Mise à part l’urgence économique d’accueillir l’immigrant, il y a aussi le plaisir de le côtoyer. Comme disait Pierre Trudeau, il a peut-être lu un livre que je n’ai pas lu, vu un paysage que je n’ai pas vu, connu un personnage que je n’ai pas connu.

J’en ai côtoyé des immigrants. J’ai récolté des moments, des déclarations, des expériences inoubliables. Je passe sous silence les Français et les Françaises. Ils sont nos p’tits cousins quand même! Ils font partie de la famille.

Poulet frit Kentucky

Ils avaient l’air de deux bêtes traquées dans le coin de la chambre. Lorsque je passais devant la porte ouverte, ils me regardaient, l’air terrifié. Le plus grand avait les cheveux noirs et crépus, le plus petit avait les cheveux bruns et soyeux.

Je me suis avancé pour me présenter comme tous les chambreurs de la maison. Ils étaient Iraniens. Grâce à l’argent de leurs parents, ils avaient fui l’Iran. Parce qu’ils n’étaient musulmans, ils se disaient persécutés par la police secrète de l’ayatollah Khomeiny. C’était après la Révolution islamique de 1979.

Les deux Iraniens avaient fui, de nuit, par les montagnes avant d’aboutir en Turquie. C’était un gros risque. S’ils avaient été attrapés, leurs familles, qui devaient venir les rejoindre plus tard, se retrouvaient en prison. Bref, ils étaient des réfugiés politiques.

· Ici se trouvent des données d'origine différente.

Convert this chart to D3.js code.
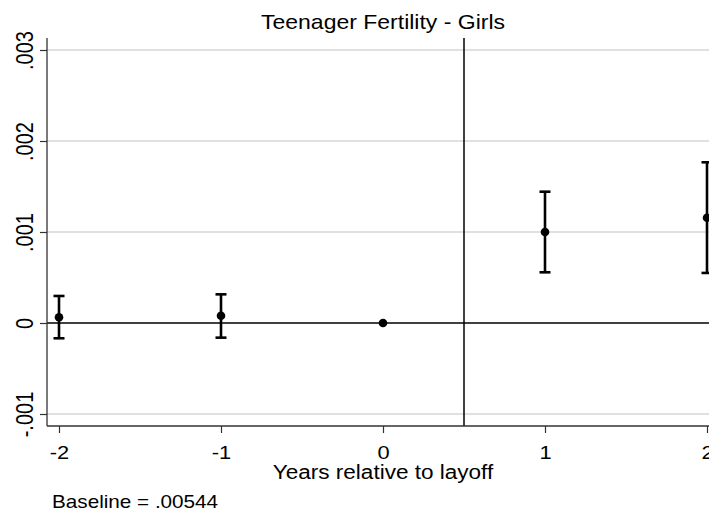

C’était la première fois que j’accueillais des immigrants dès leur arrivée pour les accompagner dans leurs premiers mois en terre étrangère. J’ai bien fait mes devoirs: je les ai guidés dans l’apprentissage du français, je leur ai montré les expressions québécoises les plus vulgaires et je les ai emmenés manger du poulet frit Kentucky. Ca, je le regrette énormément. Pas les expressions vulgaires, mais le Kentucky.

Filles et boules de neige

Un soir, le grand aux cheveux crépus jouait dehors. C’était l’hiver. Plein de neige partout. Il rentre en coup de vent : «Jocelyn, je voudrais savoir si ce que je fais est correct. Moi et trois filles, on s’amuse à se lancer des boules de neige. Mais aucune de ces filles n’est ma copine. En plus, elles sont trois. Est-ce bien un gars jouant avec trois filles?»

Moi de lui répondre: «Mais tu es au Canada mon cher, tu peux jouer avec le nombre de filles que tu veux et le nombre de boules que tu veux!»

Le grand aux cheveux crépus est même venu passer Noël chez ma famille à Yamachiche. Souvenez-vous : je vous avais raconté l’histoire dans «Un chameau dans la neige et le froid » l’an dernier.

Qu’ai-je retenu de mon expérience avec les deux Iraniens? Le sentiment du devoir accompli.

Le Russe

Je n’ai passé qu’une journée avec Igor, mais quelle journée !

Igor avait fui l’Union soviétique. Il vivait seul à Montréal avec sa mère. Mon patron m’offre deux billets pour un match du Canadien : «Tiens, amène-le au Forum! Les Russes adorent le hockey.»

Après le match, on avait jasé en marchant au centre-ville de Montréal. Sur le chemin du retour, Igor me demande dans l’auto :

-Jocelyn, tu as couché avec combien de femmes?

J’étais vexé.

-Igor ! On se connaît à peine !

Igor s’excuse. Deux minutes plus tard, il se met à compter sur ses doigts en silence. Puis, sur un ton de triomphe:

-Moi, j’ai couché avec 42 femmes !

Avouez que c’est beaucoup. Curieux, je lui ai demandé comment il pouvait arriver à un chiffre aussi exact.

Facile. Igor vivait seul avec sa mère dans son village de Russie. Comme on sait, les Russes boivent beaucoup de vodka. Trop de vodka. Arrive un moment où, au lit, ils perdent de l’énergie. Vous me voyez venir ? Comme Igor ne buvait pas de vodka, les femmes du village se passaient le mot.

Qu’ai-je retenu de mon expérience avec Igor? Qu’il y a des gars plus chanceux que d’autres dans la vie.

La Chinoise

Autrefois étudiante à l’UQTR, elle vient nous voir une fois par année, moi et ma copine. Elle est artiste. Elle nous raconte ses problèmes d’immigrante, ses angoisses, ses joies, ses déceptions. La vie en Chine aussi.

Elle entretient un rêve: rapprocher les artistes québécois des artistes chinois. C’est l’œuvre d’une vie, madame ! Et c’est énorme ce que ça va demander en termes de temps et d’effort. Et pour cela, cette fille-là a toute mon admiration.